Hoy logré burlar su ayuno de palabras, y me escapé a otra terminal desconocida, donde encuentro un vacío que me desalienta. Pero no importa. Yo también tengo mis tácticas de defensa, y ahora engaño al infeliz que cree que aún me custodia. Desconecté el cable que comunica el puerto con el mundo, pero el imbécil no se ha dado cuenta. Él sigue enviándole reportes a sus superiores, reportes que nunca llegan, como no llegan mis mensajes. Se come esta nada que es engaño, se come su incomunicación sordomuda. Yo lo alimento con las mentiras que él desecha. Ninguno tiene ahora sus cables. ¡Que se joda! Este hijueputa aprenderá a ayunar comiendo de la misma mierda que yo como.

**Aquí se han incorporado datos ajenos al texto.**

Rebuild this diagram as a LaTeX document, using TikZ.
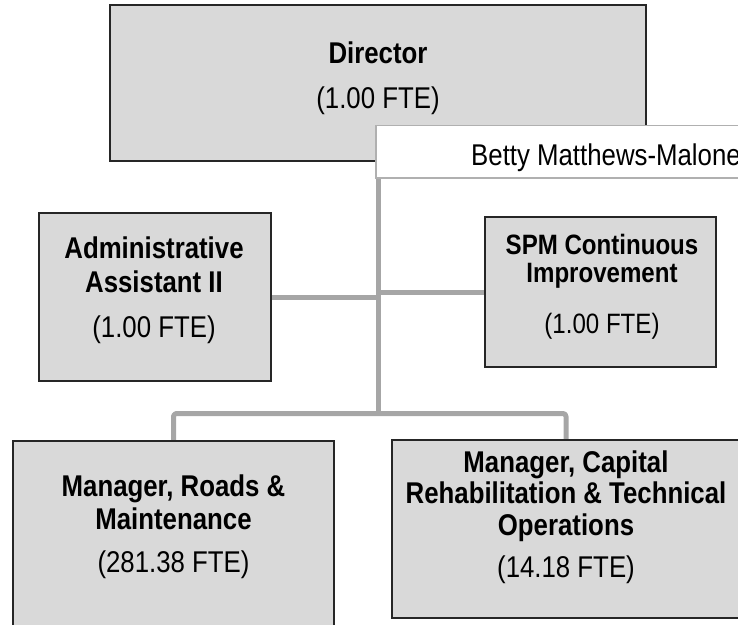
\documentclass[tikz,border=0pt]{standalone}
\usepackage{fontspec}
\usetikzlibrary{backgrounds}
\newfontfamily\arn{Liberation Sans}[FakeStretch=0.86]
\definecolor{boxfill}{HTML}{D9D9D9}
\definecolor{boxline}{HTML}{262626}
\definecolor{connc}{HTML}{A6A6A6}
\definecolor{bline}{HTML}{B0B0B0}
\begin{document}
\begin{tikzpicture}[x=1pt,y=-1pt,
  box/.style={draw=boxline,fill=boxfill,line width=1.5pt,inner sep=0pt},
  namebox/.style={draw=bline,fill=white,line width=1.5pt,inner sep=0pt},
  conn/.style={draw=connc,line width=5pt,line join=round},
  bt/.style={font=\arn\bfseries\fontsize{30}{33}\selectfont,anchor=base,inner sep=0pt},
  rt/.style={font=\arn\fontsize{30}{33}\selectfont,anchor=base,inner sep=0pt},
  bts/.style={font=\arn\bfseries\fontsize{28}{30}\selectfont,anchor=base,inner sep=0pt},
  rts/.style={font=\arn\fontsize{28}{30}\selectfont,anchor=base,inner sep=0pt}]
\useasboundingbox (0,0) rectangle (738,624);
\clip (0,0) rectangle (738,624);
% boxes
\node[box,minimum width=536pt,minimum height=156pt] (dir) at (378,83) {};
\node[box,minimum width=232pt,minimum height=168pt] (adm) at (155,297) {};
\node[box,minimum width=231pt,minimum height=150pt] (spm) at (600.5,292) {};
\node[box,minimum width=321pt,minimum height=199pt] (roads) at (173.5,540.5) {};
\node[box,minimum width=348pt,minimum height=178pt] (cap) at (566,529) {};
\node[namebox,minimum width=464pt,minimum height=52.5pt] (betty) at (608,151.75) {};
\coordinate (bar) at (378.5,413.5);
% connectors, behind the boxes
\begin{pgfonlayer}{background}
\draw[conn] (dir.south -| bar) -- (bar);
\draw[conn,rounded corners=3pt] (roads.north) |- (bar) -| (cap.north);
\draw[conn] (adm.east) -- (adm.east -| bar);
\draw[conn] (spm.west) -- (spm.west -| bar);
\end{pgfonlayer}
% texts
\node[bt] (dirT1) at (378,63) {Director};
\node[rt] (dirT2) at (378,108) {(1.00 FTE)};
\node[rt,anchor=base west] (bettyT) at (471,165) {Betty Matthews-Malone};
\node[bt] (admT1) at (154,258) {Administrative};
\node[bt] (admT2) at (154,292) {Assistant II};
\node[rt] (admT3) at (154,337) {(1.00 FTE)};
\node[bts] (spmT1) at (602,254) {SPM Continuous};
\node[bts] (spmT2) at (602,282) {Improvement};
\node[rts] (spmT3) at (602,333) {(1.00 FTE)};
\node[bt] (roadsT1) at (173.5,496) {Manager, Roads \&};
\node[bt] (roadsT2) at (173.5,529) {Maintenance};
\node[rt] (roadsT3) at (173.5,572) {(281.38 FTE)};
\node[bt] (capT1) at (566,472) {Manager, Capital};
\node[bt] (capT2) at (566,503) {Rehabilitation \& Technical};
\node[bt] (capT3) at (566,535) {Operations};
\node[rt] (capT4) at (566,577) {(14.18 FTE)};
\end{tikzpicture}
\end{document}
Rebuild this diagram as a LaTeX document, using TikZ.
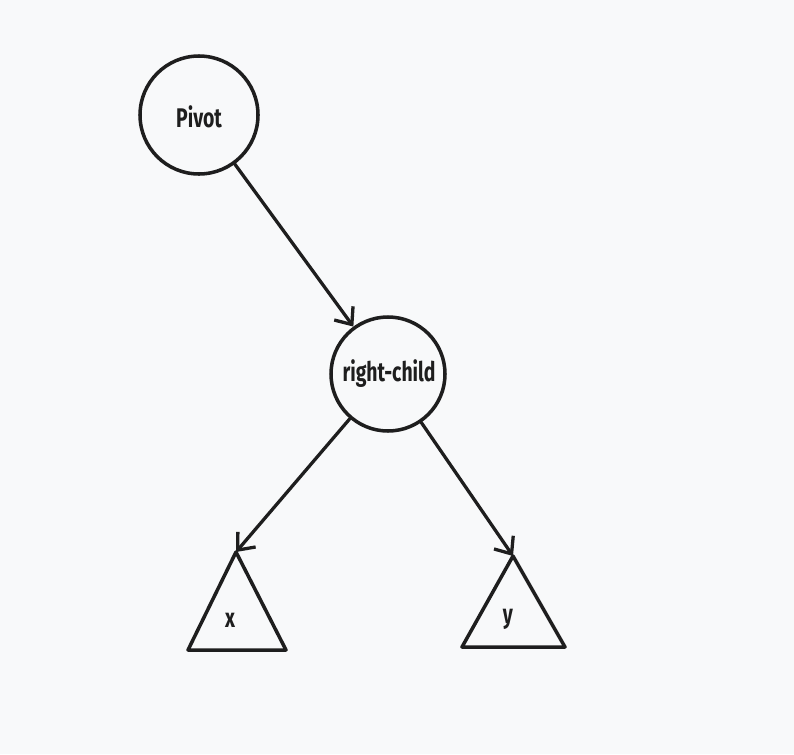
\documentclass[tikz,border=0pt]{standalone}
\usepackage{fontspec}
\newfontfamily\handfont[FakeStretch=0.72]{Fira Sans}
\usetikzlibrary{arrows.meta}
\definecolor{paper}{RGB}{248,249,250}
\definecolor{ink}{RGB}{30,30,30}

\begin{document}
\begin{tikzpicture}[x=0.03cm, y=-0.03cm,
  vertex/.style={draw=ink, circle, line width=3pt, inner sep=0pt},
  label/.style={font=\handfont\bfseries\fontsize{23}{23}\selectfont, text=ink},
  edge/.style={draw=ink, line width=2.8pt, line cap=round, -{Straight Barb[length=4.2mm, width=7mm, line width=2.8pt]}},
  subtree/.style={draw=ink, line width=3pt, line join=round}]

\fill[paper] (0,0) rectangle (794,754);
\useasboundingbox (0,0) rectangle (794,754);

\node[name=pivot, vertex, minimum size=3.54cm] at (199,115) {};
\node[name=pivotlbl, label] at (199,117) {Pivot};
\node[name=rchild, vertex, minimum size=3.42cm] at (388,374) {};
\node[name=rchildlbl, label] at (389,374) {right-child};

\coordinate (xtop) at (236,552);
\coordinate (ytop) at (513,556);
\draw[subtree] (xtop) -- (188,650) -- (286,650) -- cycle;
\draw[subtree] (ytop) -- (462,647) -- (565,647) -- cycle;
\node[name=xlbl, label] at (230,620) {x};
\node[name=ylbl, label] at (508,619) {y};

\draw[edge] (pivot) -- (rchild);
\draw[edge] (rchild) -- (xtop);
\draw[edge] (rchild) -- (ytop);
\end{tikzpicture}
\end{document}
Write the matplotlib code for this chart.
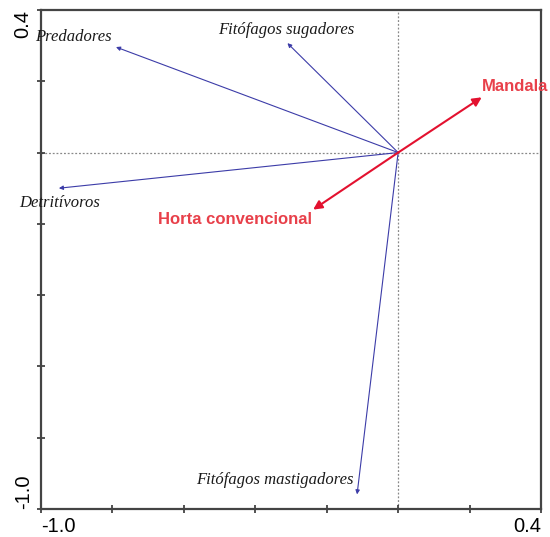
import matplotlib
matplotlib.use("Agg")
import matplotlib.pyplot as plt

# Species-group vectors (blue)
groups = ["Predadores", "Fitófagos sugadores", "Detritívoros", "Fitófagos mastigadores"]
group_x = [-0.79, -0.31, -0.95, -0.115]
group_y = [0.296, 0.307, -0.10, -0.959]

# Treatment vectors (red)
treatments = ["Mandala", "Horta convencional"]
treat_x = [0.234, -0.238]
treat_y = [0.155, -0.16]

# Label positions
group_lab_x = [-0.908, -0.314, -0.947, -0.345]
group_lab_y = [0.324, 0.344, -0.141, -0.919]
treat_lab_x = [0.328, -0.457]
treat_lab_y = [0.184, -0.188]

ticks = [-1.0, -0.8, -0.6, -0.4, -0.2, 0.0, 0.2, 0.4]
tick_labels = ["-1.0", "", "", "", "", "", "", "0.4"]

fig = plt.figure(figsize=(5.5, 5.37), dpi=100)
ax = fig.add_axes([41/550, 1 - 509/537, 500/550, 499/537])
ax.set_xlim(-1.0, 0.4)
ax.set_ylim(-1.0, 0.4)

ax.axhline(0, color="#888888", lw=0.9, ls=(0, (1.5, 1.5)), zorder=1)
ax.axvline(0, color="#888888", lw=0.9, ls=(0, (1.5, 1.5)), zorder=1)

blue = "#3c3ca8"
for name, x, y, lx, ly in zip(groups, group_x, group_y, group_lab_x, group_lab_y):
    ax.annotate("", xy=(x, y), xytext=(0, 0),
                arrowprops=dict(arrowstyle="-|>", color=blue, lw=0.8,
                                mutation_scale=6, shrinkA=0, shrinkB=0))
    ax.text(lx, ly, name, family="Liberation Serif", style="italic",
            fontsize=12, color="#1a1a1a", ha="center", va="center")

red = "#e3112f"
for name, x, y, lx, ly in zip(treatments, treat_x, treat_y, treat_lab_x, treat_lab_y):
    ax.annotate("", xy=(x, y), xytext=(0, 0),
                arrowprops=dict(arrowstyle="-|>", color=red, lw=1.5,
                                mutation_scale=13, shrinkA=0, shrinkB=0))
    ax.text(lx, ly, name, family="Liberation Sans", fontweight="bold",
            fontsize=12, color="#e8404a", ha="center", va="center", clip_on=False)

ax.set_xticks(ticks)
ax.set_xticklabels(tick_labels, family="Liberation Sans", fontsize=14.5)
ax.set_yticks(ticks)
ax.set_yticklabels(tick_labels, family="Liberation Sans", fontsize=14.5, rotation=90)
ax.tick_params(direction="inout", length=6, width=1.2, color="#333333", pad=3)

xl = ax.get_xticklabels()
xl[0].set_ha("left")
xl[-1].set_ha("right")
yl = ax.get_yticklabels()
yl[0].set_va("bottom")
yl[-1].set_va("top")

for s in ax.spines.values():
    s.set_color("#444444")
    s.set_linewidth(1.6)

fig.savefig("out.png", dpi=100)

domingo, 7 de diciembre de 2008

. . . . . . . . . .

No llaman a la puerta los errores, no llaman los fantasmas, ni los compas, no llama nadie. Silencio que escandaliza el viento. Cambiaría este sol por llovizna gris si me lo ofreciera el viejo que carga una bolsa de mi tamaño sobre su espalda. No suenan los teléfonos vacíos. No hay rostros circulando las calles que arroja esta ventana. No hay palabras de recuerdo o de memoria, no hay mensajes que me haya dejado el guaro, no hay ruido, no hay personas, no hay nada.

dolor de cabeza

Yo [me] despierto estancada, como soñé en ese lago, un lago lleno de cocodrilos en medio de una montaña, desde donde podía ver el mar, y sol que se acostaba en la esquina de la izquierda, dejada a la libre por varios árboles extraños, como aquel. Quizás una de las mejores vistas que he conocido en mis sueños. Pero estaba dolorosamente profanada, maldita. Alguien había llenado ese estanque con cocodrilos, alguien nos había llevado ahí para hacernos trabajar y dormir en el avión que con dificultades había logrado aterrizar sobre ese lago. Una ciudad de cautivos, una tierra donde no pasa el tiempo, donde encontré mis enemigas de la adolescencia, las que con más fuerza me mataron, y el tiempo no corría, y yo no me rebelaba, no hacía revolución ni organizaba motines. Solamente buscaba calladita la forma más tersa de sobrevivir, y encontraba corazones abiertos en los adolescentes que nos rodeaban, a quienes les fui agarrando cariño, a falta absoluta de mis gentes, a falta absoluta de amigos.
Yo despierto en mi habitación llena de montañas, que no son verdes ni hermosas, ni albergan estanques corruptos, ni esconden el sol, ni la playa. Montañas de papeles con números ajenos, montañas de cajas que anticipan la locura momentánea. Despierto con el mismo dolor de cabeza que anoche cargué hasta un parquecillo mágico, donde confluían las historias y el cine proyectaba lo desviado que puede ser nuestro destino. Me duele la cabeza y augura temporadas sinusitosas. Yo sigo en estancada sin estanque. Quizá ya sea tiempo de aprender otro idioma.